--- Dataset content ---
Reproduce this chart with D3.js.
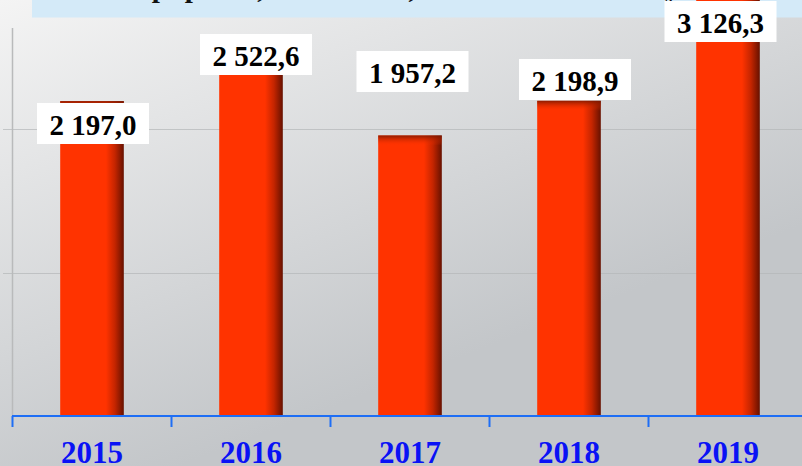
<!DOCTYPE html>
<html>
<head>
<meta charset="utf-8">
<script src="https://cdn.jsdelivr.net/npm/d3@7"></script>
<style>
  html, body { margin: 0; padding: 0; background: #e6e7e8; }
  svg { display: block; }
</style>
</head>
<body>
<svg id="chart"></svg>
<script>
// chart data
const years = ['2015', '2016', '2017', '2018', '2019'];
const values = [2197.0, 2522.6, 1957.2, 2198.9, 3126.3];
const valueLabels = ['2 197,0', '2 522,6', '1 957,2', '2 198,9', '3 126,3'];
const gridValues = [1000, 2000, 3000];
const titleText = 'Объем прироста, млн. тенге, в том числе в казну';

const width = 802, height = 466;
const axisY = 416;

const svg = d3.select('#chart')
  .attr('width', width)
  .attr('height', height);

const defs = svg.append('defs');

// background gradient (light top-left, grey bottom)
const bg = defs.append('linearGradient')
  .attr('id', 'bg')
  .attr('gradientUnits', 'userSpaceOnUse')
  .attr('x1', 0).attr('y1', 0)
  .attr('x2', 180).attr('y2', height);
bg.append('stop').attr('offset', 0).attr('stop-color', '#f4f4f4');
bg.append('stop').attr('offset', 1).attr('stop-color', '#c3c6c9');

// bar fill: red with a dark right edge
const barGrad = defs.append('linearGradient')
  .attr('id', 'barFill')
  .attr('x1', 0).attr('y1', 0)
  .attr('x2', 1).attr('y2', 0);
[[0, '#ff3300'], [0.72, '#ff3300'], [0.86, '#c42500'], [1, '#661100']].forEach(s => {
  barGrad.append('stop').attr('offset', s[0]).attr('stop-color', s[1]);
});

// shading along the top of each bar
const topGrad = defs.append('linearGradient')
  .attr('id', 'barTop')
  .attr('x1', 0).attr('y1', 0)
  .attr('x2', 0).attr('y2', 1);
topGrad.append('stop').attr('offset', 0).attr('stop-color', '#7a1800').attr('stop-opacity', 0.85);
topGrad.append('stop').attr('offset', 1).attr('stop-color', '#ff3300').attr('stop-opacity', 0);

svg.append('rect')
  .attr('width', width)
  .attr('height', height)
  .attr('fill', 'url(#bg)');

// cut-off title strip at the top
svg.append('rect')
  .attr('x', 32).attr('y', 0)
  .attr('width', width - 32).attr('height', 17.5)
  .attr('fill', '#d4eaf8');

svg.append('text')
  .attr('x', 42)
  .attr('y', -3)
  .attr('font-family', '"Liberation Serif", "Times New Roman", serif')
  .attr('font-weight', 'bold')
  .attr('font-size', 29)
  .attr('fill', '#111')
  .text(titleText);

// scales
const x = d3.scaleBand()
  .domain(years)
  .range([12.5, 807.5])
  .paddingInner(0.6)
  .paddingOuter(0.3);

const y = d3.scaleLinear()
  .domain([0, 3000])
  .range([axisY, axisY - 430]);

const gap = (x.step() - x.bandwidth()) / 2;

// gridlines
svg.append('g')
  .selectAll('line')
  .data(gridValues)
  .join('line')
  .attr('x1', 3)
  .attr('x2', width)
  .attr('y1', d => Math.round(y(d)) + 0.5)
  .attr('y2', d => Math.round(y(d)) + 0.5)
  .attr('stroke', '#b4b6b8')
  .attr('stroke-opacity', 0.7);

// vertical axis line
svg.append('line')
  .attr('x1', 12.5).attr('x2', 12.5)
  .attr('y1', 28).attr('y2', axisY)
  .attr('stroke', '#b9babb')
  .attr('stroke-width', 1.5);

// bars
const bars = svg.append('g');
bars.selectAll('rect.bar')
  .data(values)
  .join('rect')
  .attr('class', 'bar')
  .attr('x', (d, i) => x(years[i]))
  .attr('y', d => y(d))
  .attr('width', x.bandwidth())
  .attr('height', d => axisY - y(d))
  .attr('fill', 'url(#barFill)');

bars.selectAll('rect.top')
  .data(values)
  .join('rect')
  .attr('class', 'top')
  .attr('x', (d, i) => x(years[i]))
  .attr('y', d => y(d))
  .attr('width', x.bandwidth())
  .attr('height', 10)
  .attr('fill', 'url(#barTop)');

// x axis: blue line with ticks between the categories
const axisG = svg.append('g');
axisG.append('line')
  .attr('x1', 12).attr('x2', width)
  .attr('y1', axisY).attr('y2', axisY)
  .attr('stroke', '#1e6ef5')
  .attr('stroke-width', 2);

const tickXs = years.map(d => x(d) - gap);
axisG.selectAll('line.tick')
  .data(tickXs)
  .join('line')
  .attr('class', 'tick')
  .attr('x1', d => d).attr('x2', d => d)
  .attr('y1', axisY).attr('y2', axisY + 11)
  .attr('stroke', '#1e6ef5')
  .attr('stroke-width', 2);

axisG.selectAll('text.year')
  .data(years)
  .join('text')
  .attr('class', 'year')
  .attr('x', d => x(d) + x.bandwidth() / 2)
  .attr('y', 463)
  .attr('text-anchor', 'middle')
  .attr('font-family', '"Liberation Serif", "Times New Roman", serif')
  .attr('font-weight', 'bold')
  .attr('font-size', 31)
  .attr('fill', '#0a12f5')
  .text(d => d);

// value labels in white boxes (placed by hand in the original)
const boxW = 112, boxH = 41;
const boxTop = [103, 34, 51, 59, 1];
const boxShift = [1, 5, 2.5, 6, -7.5];

const labels = svg.append('g')
  .selectAll('g')
  .data(values)
  .join('g')
  .attr('transform', (d, i) => {
    const cx = x(years[i]) + x.bandwidth() / 2 + boxShift[i];
    return `translate(${cx},${boxTop[i]})`;
  });

labels.append('rect')
  .attr('x', -boxW / 2)
  .attr('width', boxW)
  .attr('height', boxH)
  .attr('fill', '#ffffff');

labels.append('text')
  .attr('y', 31.5)
  .attr('text-anchor', 'middle')
  .attr('font-family', '"Liberation Serif", "Times New Roman", serif')
  .attr('font-weight', 'bold')
  .attr('font-size', 29)
  .attr('fill', '#000')
  .text((d, i) => valueLabels[i]);
</script>
</body>
</html>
---
### Exercise aim
Pictures excluded, repeat exactly the lines from the top of the material through the line with "const defs = svg.append('defs');", including both of those lines.

### Task solution
Reproduce this chart with D3.js.
<!DOCTYPE html>
<html>
<head>
<meta charset="utf-8">
<script src="https://cdn.jsdelivr.net/npm/d3@7"></script>
<style>
  html, body { margin: 0; padding: 0; background: #e6e7e8; }
  svg { display: block; }
</style>
</head>
<body>
<svg id="chart"></svg>
<script>
// chart data
const years = ['2015', '2016', '2017', '2018', '2019'];
const values = [2197.0, 2522.6, 1957.2, 2198.9, 3126.3];
const valueLabels = ['2 197,0', '2 522,6', '1 957,2', '2 198,9', '3 126,3'];
const gridValues = [1000, 2000, 3000];
const titleText = 'Объем прироста, млн. тенге, в том числе в казну';

const width = 802, height = 466;
const axisY = 416;

const svg = d3.select('#chart')
  .attr('width', width)
  .attr('height', height);

const defs = svg.append('defs');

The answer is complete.